> _What is required_
Where a line of the material contains the string "size", copy that line.

> _Given material_

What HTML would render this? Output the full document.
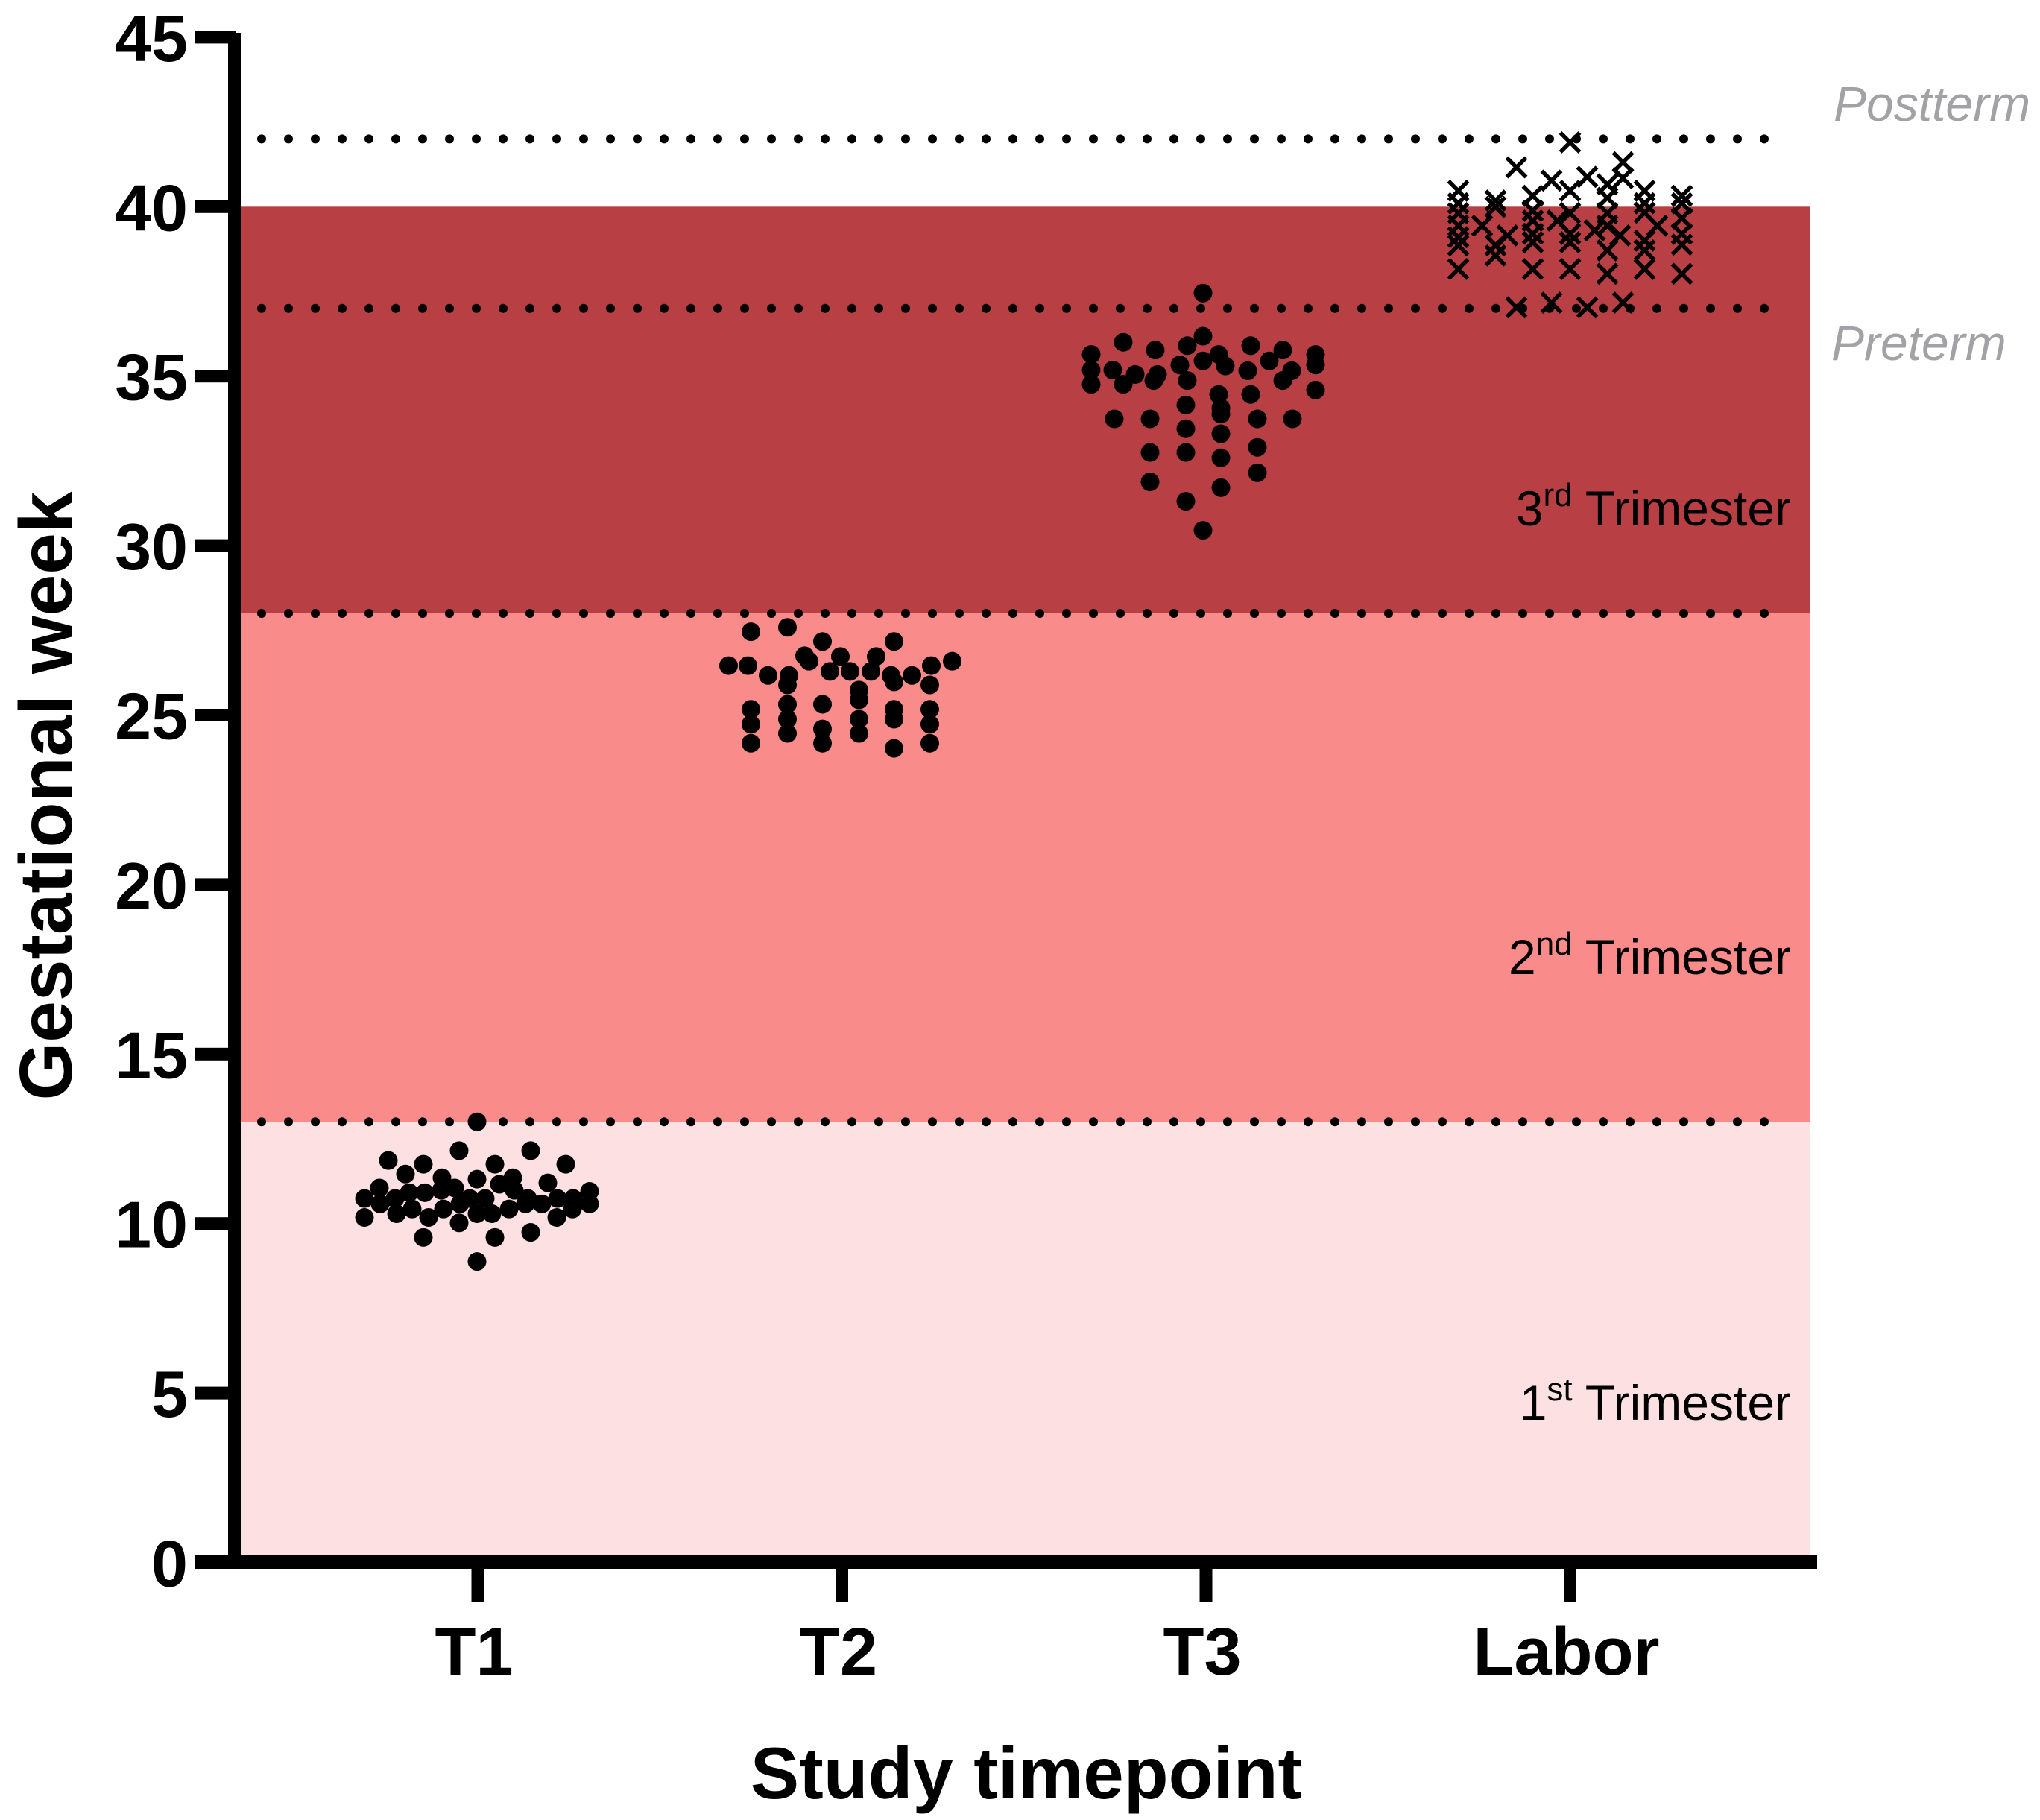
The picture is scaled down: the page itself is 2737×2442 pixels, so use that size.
<!DOCTYPE html>
<html>
<head>
<meta charset="utf-8">
<style>
html,body{margin:0;padding:0;background:#fff;}
svg{display:block;}
text{font-family:"Liberation Sans",Arial,sans-serif;}
</style>
</head>
<body>
<svg id="chart" width="2737" height="2442" viewBox="0 0 2737 2442" xmlns="http://www.w3.org/2000/svg">
  <g id="bands"></g>
  <g id="reflines"></g>
  <g id="labels">
    <text x="2403" y="1905" font-size="66" text-anchor="end" fill="#000">1<tspan dy="-26" font-size="44">st</tspan><tspan dy="26"> Trimester</tspan></text>
    <text x="2403" y="1307" font-size="66" text-anchor="end" fill="#000">2<tspan dy="-26" font-size="44">nd</tspan><tspan dy="26"> Trimester</tspan></text>
    <text x="2403" y="705" font-size="66" text-anchor="end" fill="#000">3<tspan dy="-26" font-size="44">rd</tspan><tspan dy="26"> Trimester</tspan></text>
    <text x="2460" y="162" font-size="66" font-style="italic" fill="#a2a2a6">Postterm</text>
    <text x="2457" y="483" font-size="66" font-style="italic" fill="#a2a2a6">Preterm</text>
  </g>
  <g id="points"></g>
  <g id="axes"></g>
  <text x="1377" y="2413" font-size="98" font-weight="bold" text-anchor="middle">Study timepoint</text>
  <text transform="translate(96,1068) rotate(-90)" font-size="100" font-weight="bold" text-anchor="middle">Gestational week</text>
</svg>
<script>
const categories = ["T1","T2","T3","Labor"];
const yTicks = [0,5,10,15,20,25,30,35,40,45];
const bandStarts = [0,13,28];
const bandEnds = [13,28,40];
const refLines = [13,28,37,42];

// values (gestational week) and beeswarm jitter offsets per timepoint
const t1Weeks = [13.0,12.15,12.15,11.86,11.75,11.75,11.75,11.46,11.31,11.35,11.35,11.2,11.16,11.05,11.05,10.91,10.91,10.98,10.74,10.74,10.74,10.74,10.98,10.74,10.74,10.74,10.95,10.58,10.58,10.58,10.58,10.58,10.43,10.43,10.29,10.29,10.43,10.43,10.18,10.29,10.18,10.18,10.02,9.59,9.59,9.74,8.88];
const t1Jitter = [-1,-25,71,-120,-73,23,118,-97,-1,-48,47,94,29,-132,-31,-92,-71,-49,-152,-111,-11,10,49,67,107,128,150,-131,-24,64,86,150,-88,-46,-1,19,42,127,-152,-109,-66,106,-25,-73,23,71,-1];
const t2Weeks = [27.46,27.59,27.17,27.17,26.75,26.59,26.73,26.73,26.46,26.46,26.59,26.46,26.17,26.17,26.29,26.29,26.29,26.17,26.17,25.98,25.89,25.89,25.74,25.45,25.17,25.32,25.32,25.17,25.17,24.73,24.88,24.88,24.88,24.73,24.59,24.46,24.46,24.17,24.17,24.17,24.02];
const t2Jitter = [-122,-73,-26,70,-50,-44,-2,46,-152,-126,148,120,-99,-71,-16,11,39,66,94,70,-73,118,23,23,-122,-73,-26,70,118,-122,-73,23,70,118,-26,-73,23,-122,-26,118,70];
const t3Weeks = [37.45,36.18,36.0,35.9,35.9,35.77,35.77,35.64,35.64,35.64,35.45,35.45,35.33,35.3,35.33,35.18,35.18,35.05,35.05,35.16,35.16,34.76,34.76,34.87,34.87,34.87,34.59,34.46,34.46,34.15,34.06,33.88,33.74,33.74,33.74,33.74,33.45,33.3,32.75,32.75,32.9,32.59,32.15,31.88,31.71,31.31,30.45];
const t3Jitter = [-4,-4,-111,-25,60,-68,103,-154,147,17,-4,85,-35,26,147,-154,-125,-95,-65,56,115,-111,-154,-70,-25,103,147,17,60,-27,20,20,-123,-75,69,116,-27,20,-75,-27,69,20,69,-75,20,-27,-4];
const laborWeeks = [41.9,41.16,41.31,40.84,40.77,40.88,40.47,40.47,40.32,40.66,40.47,40.32,40.18,39.99,40.1,40.26,40.1,40.1,39.81,39.88,39.81,39.81,39.82,39.66,39.59,39.59,39.44,39.44,39.44,39.44,39.3,39.15,39.2,39.2,39.2,39.15,39.1,39.0,38.86,38.95,38.95,38.88,38.86,38.71,38.56,38.71,38.16,38.16,38.16,38.02,38.16,38.02,37.03,37.17,37.03,37.17];
const laborJitter = [0,-72,71,71,-25,23,-150,0,-50,50,100,150,-100,-100,-150,50,100,150,-150,-50,0,50,100,150,-50,-17,-118,-150,50,117,33,-84,0,-50,150,67,-150,100,-100,-50,0,150,-150,50,-100,100,-150,-50,0,50,100,150,-72,-25,23,71];

const NS = "http://www.w3.org/2000/svg";
const XEND = 2438, Y0 = 2096.5, PXW = 45.48;
const catX0 = 641, catStep = 488.5;
function yScale(v){ return Y0 - v * PXW; }
function xScale(i){ return catX0 + i * catStep; }
function mk(tag, attrs, parent){
  const el = document.createElementNS(NS, tag);
  for (const k in attrs) el.setAttribute(k, attrs[k]);
  parent.appendChild(el);
  return el;
}

const bandColors = ["#fde0e1","#f98b8a","#b84044"];
const bandNames = ["first-trimester-band","second-trimester-band","third-trimester-band"];
const gB = document.getElementById("bands");
bandStarts.forEach((s, i) => {
  const r = mk("rect", {x: 322, y: yScale(bandEnds[i]), width: 2429 - 322, height: yScale(s) - yScale(bandEnds[i]), fill: bandColors[i]}, gB);
  
  
});

const gR = document.getElementById("reflines");
refLines.forEach(v => {
  const g = mk("g", {}, gR);
  
  
  for (let x = 351; x <= 2400; x += 36) {
    mk("circle", {cx: x, cy: yScale(v), r: 6, fill: "#000"}, g);
  }
});

const gP = document.getElementById("points");
const seriesW = [t1Weeks, t2Weeks, t3Weeks];
const seriesJ = [t1Jitter, t2Jitter, t3Jitter];
seriesW.forEach((ws, si) => {
  const g = mk("g", {}, gP);
  
  
  ws.forEach((w, i) => {
    const c = mk("circle", {cx: xScale(si) + seriesJ[si][i], cy: yScale(w), r: 12.5, fill: "#000"}, g);
    
    
  });
});
const gL = mk("g", {}, gP);


laborWeeks.forEach((w, i) => {
  const cx = xScale(3) + laborJitter[i], cy = yScale(w), h = 13;
  const p = mk("path", {d: `M${cx-h},${cy-h}L${cx+h},${cy+h}M${cx+h},${cy-h}L${cx-h},${cy+h}`, stroke: "#000", "stroke-width": 5.5, fill: "none"}, gL);
  
  
});

const gA = document.getElementById("axes");
const ya = mk("rect", {x: 306, y: 44, width: 17, height: 2105 - 44}, gA);


const xa = mk("rect", {x: 261, y: 2087, width: XEND - 261, height: 18}, gA);


yTicks.forEach(v => {
  const t = mk("rect", {x: 261, y: yScale(v) - 8.5, width: 55, height: 17}, gA);
  
  
  const lb = mk("text", {x: 252, y: yScale(v) + 32, "font-size": 88, "font-weight": "bold", "text-anchor": "end"}, gA);
  lb.textContent = v;
  
  
});
categories.forEach((c, i) => {
  const t = mk("rect", {x: xScale(i) - 8.5, y: 2100, width: 17, height: 50}, gA);
  
  
  const lb = mk("text", {x: xScale(i) - 5, y: 2247, "font-size": 90, "font-weight": "bold", "text-anchor": "middle"}, gA);
  lb.textContent = c;
  
  
});
</script>
</body>
</html>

> _Complete answer_
The picture is scaled down: the page itself is 2737×2442 pixels, so use that size.
    <text x="2403" y="1905" font-size="66" text-anchor="end" fill="#000">1<tspan dy="-26" font-size="44">st</tspan><tspan dy="26"> Trimester</tspan></text>
    <text x="2403" y="1307" font-size="66" text-anchor="end" fill="#000">2<tspan dy="-26" font-size="44">nd</tspan><tspan dy="26"> Trimester</tspan></text>
    <text x="2403" y="705" font-size="66" text-anchor="end" fill="#000">3<tspan dy="-26" font-size="44">rd</tspan><tspan dy="26"> Trimester</tspan></text>
    <text x="2460" y="162" font-size="66" font-style="italic" fill="#a2a2a6">Postterm</text>
    <text x="2457" y="483" font-size="66" font-style="italic" fill="#a2a2a6">Preterm</text>
  <text x="1377" y="2413" font-size="98" font-weight="bold" text-anchor="middle">Study timepoint</text>
  <text transform="translate(96,1068) rotate(-90)" font-size="100" font-weight="bold" text-anchor="middle">Gestational week</text>
  const lb = mk("text", {x: 252, y: yScale(v) + 32, "font-size": 88, "font-weight": "bold", "text-anchor": "end"}, gA);
  const lb = mk("text", {x: xScale(i) - 5, y: 2247, "font-size": 90, "font-weight": "bold", "text-anchor": "middle"}, gA);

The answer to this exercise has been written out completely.